[Records with drawing code]
start

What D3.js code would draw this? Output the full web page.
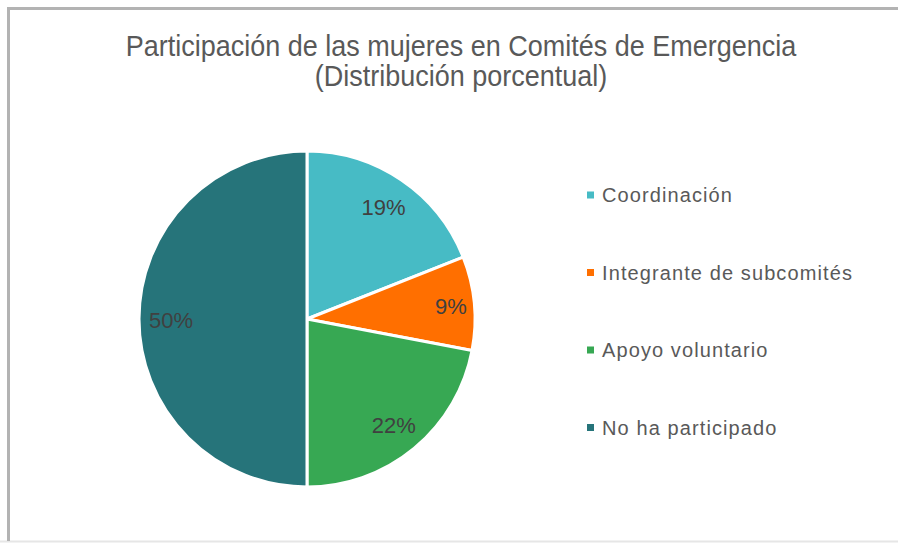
<!DOCTYPE html>
<html lang="es">
<head>
    <meta charset="UTF-8">
    <title>Participación de las mujeres</title>
    <style>
        body { margin: 0; background: #fff; }
        text { font-family: "Liberation Sans", Arial, sans-serif; }
    </style>
</head>
<body>
<div id="chart" style="width: 898px;height: 543px;"></div>

<script src="https://cdn.jsdelivr.net/npm/d3@7/dist/d3.min.js"></script>
<script>
    var categories = ["Coordinación", "Integrante de subcomités", "Apoyo voluntario", "No ha participado"];
    var values = [19, 9, 22, 50];
    var colors = ["#47bbc5", "#ff6f00", "#37a853", "#26747a"];
    var titleLines = ["Participación de las mujeres en Comités de Emergencia", "(Distribución porcentual)"];

    var width = 898, height = 543;
    var cx = 307, cy = 319, radius = 168;

    var svg = d3.select("#chart").append("svg")
        .attr("width", width)
        .attr("height", height);

    // frame
    svg.append("line").attr("x1", 0).attr("x2", width).attr("y1", 541.5).attr("y2", 541.5)
        .style("stroke", "#e6e6e6").style("stroke-width", 2);
    svg.append("path")
        .attr("d", "M8.5," + 541 + "V8.5H" + width)
        .style("fill", "none").style("stroke", "#b3b3b3").style("stroke-width", 3);

    // title (glyphs a bit taller than wide, like the original)
    svg.append("g").selectAll("text")
        .data(titleLines)
        .enter().append("text")
        .attr("transform", function (d, i) { return "translate(461," + (56 + i * 30) + ") scale(1,1.08)"; })
        .attr("text-anchor", "middle")
        .style("font-size", "27px")
        .style("fill", "#595959")
        .text(function (d) { return d; });

    // pie
    var pie = d3.pie().sort(null).value(function (d) { return d; });
    var arc = d3.arc().innerRadius(0).outerRadius(radius);

    var gPie = svg.append("g").attr("transform", "translate(" + cx + "," + cy + ")");
    var slices = pie(values);

    gPie.selectAll(".slice")
        .data(slices)
        .enter().append("path")
        .attr("class", "slice")
        .attr("d", arc)
        .style("fill", function (d, i) { return colors[i]; })
        .style("stroke", "#fff")
        .style("stroke-width", 3)
        .style("stroke-linejoin", "round");

    // small slices get their label pushed further out
    gPie.selectAll(".lbl")
        .data(slices)
        .enter().append("text")
        .attr("class", "lbl")
        .attr("transform", function (d) {
            var r = d.data < 10 ? radius * 0.86 : radius * 0.81;
            var c = d3.arc().innerRadius(r).outerRadius(r).centroid(d);
            return "translate(" + c[0] + "," + (c[1] + 9) + ")";
        })
        .attr("text-anchor", "middle")
        .style("font-size", "22px")
        .style("fill", "#404040")
        .text(function (d) { return d.data + "%"; });

    // legend
    var legend = svg.append("g").selectAll(".leg")
        .data(categories)
        .enter().append("g")
        .attr("class", "leg")
        .attr("transform", function (d, i) { return "translate(587," + (195 + i * 77.5) + ")"; });

    legend.append("rect")
        .attr("x", 0).attr("y", -3.5)
        .attr("width", 7).attr("height", 7)
        .style("fill", function (d, i) { return colors[i]; });

    legend.append("text")
        .attr("x", 15).attr("y", 7)
        .style("font-size", "20px")
        .style("letter-spacing", "1.1px")
        .style("fill", "#595959")
        .text(function (d) { return d; });
</script>
</body>
</html>
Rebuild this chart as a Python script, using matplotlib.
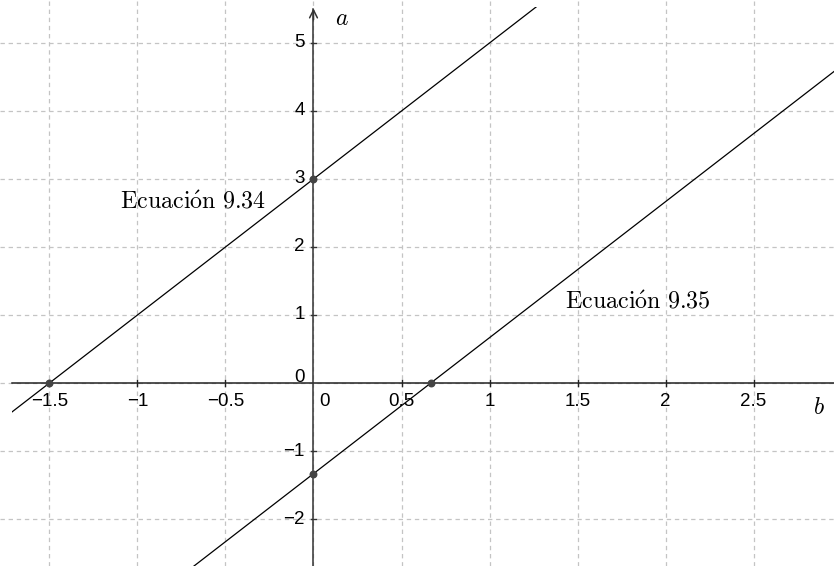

end

WORK TO BE COMPLETED | Pictures are excluded; repeat every record exactly.

TASK RESPONSE |
What D3.js code would draw this? Output the full web page.
<!DOCTYPE html>
<html lang="es">
<head>
    <meta charset="UTF-8">
    <title>Participación de las mujeres</title>
    <style>
        body { margin: 0; background: #fff; }
        text { font-family: "Liberation Sans", Arial, sans-serif; }
    </style>
</head>
<body>
<div id="chart" style="width: 898px;height: 543px;"></div>

<script src="https://cdn.jsdelivr.net/npm/d3@7/dist/d3.min.js"></script>
<script>
    var categories = ["Coordinación", "Integrante de subcomités", "Apoyo voluntario", "No ha participado"];
    var values = [19, 9, 22, 50];
    var colors = ["#47bbc5", "#ff6f00", "#37a853", "#26747a"];
    var titleLines = ["Participación de las mujeres en Comités de Emergencia", "(Distribución porcentual)"];

    var width = 898, height = 543;
    var cx = 307, cy = 319, radius = 168;

    var svg = d3.select("#chart").append("svg")
        .attr("width", width)
        .attr("height", height);

    // frame
    svg.append("line").attr("x1", 0).attr("x2", width).attr("y1", 541.5).attr("y2", 541.5)
        .style("stroke", "#e6e6e6").style("stroke-width", 2);
    svg.append("path")
        .attr("d", "M8.5," + 541 + "V8.5H" + width)
        .style("fill", "none").style("stroke", "#b3b3b3").style("stroke-width", 3);

    // title (glyphs a bit taller than wide, like the original)
    svg.append("g").selectAll("text")
        .data(titleLines)
        .enter().append("text")
        .attr("transform", function (d, i) { return "translate(461," + (56 + i * 30) + ") scale(1,1.08)"; })
        .attr("text-anchor", "middle")
        .style("font-size", "27px")
        .style("fill", "#595959")
        .text(function (d) { return d; });

    // pie
    var pie = d3.pie().sort(null).value(function (d) { return d; });
    var arc = d3.arc().innerRadius(0).outerRadius(radius);

    var gPie = svg.append("g").attr("transform", "translate(" + cx + "," + cy + ")");
    var slices = pie(values);

    gPie.selectAll(".slice")
        .data(slices)
        .enter().append("path")
        .attr("class", "slice")
        .attr("d", arc)
        .style("fill", function (d, i) { return colors[i]; })
        .style("stroke", "#fff")
        .style("stroke-width", 3)
        .style("stroke-linejoin", "round");

    // small slices get their label pushed further out
    gPie.selectAll(".lbl")
        .data(slices)
        .enter().append("text")
        .attr("class", "lbl")
        .attr("transform", function (d) {
            var r = d.data < 10 ? radius * 0.86 : radius * 0.81;
            var c = d3.arc().innerRadius(r).outerRadius(r).centroid(d);
            return "translate(" + c[0] + "," + (c[1] + 9) + ")";
        })
        .attr("text-anchor", "middle")
        .style("font-size", "22px")
        .style("fill", "#404040")
        .text(function (d) { return d.data + "%"; });

    // legend
    var legend = svg.append("g").selectAll(".leg")
        .data(categories)
        .enter().append("g")
        .attr("class", "leg")
        .attr("transform", function (d, i) { return "translate(587," + (195 + i * 77.5) + ")"; });

    legend.append("rect")
        .attr("x", 0).attr("y", -3.5)
        .attr("width", 7).attr("height", 7)
        .style("fill", function (d, i) { return colors[i]; });

    legend.append("text")
        .attr("x", 15).attr("y", 7)
        .style("font-size", "20px")
        .style("letter-spacing", "1.1px")
        .style("fill", "#595959")
        .text(function (d) { return d; });
</script>
</body>
</html>
Rebuild this chart as a Python script, using matplotlib.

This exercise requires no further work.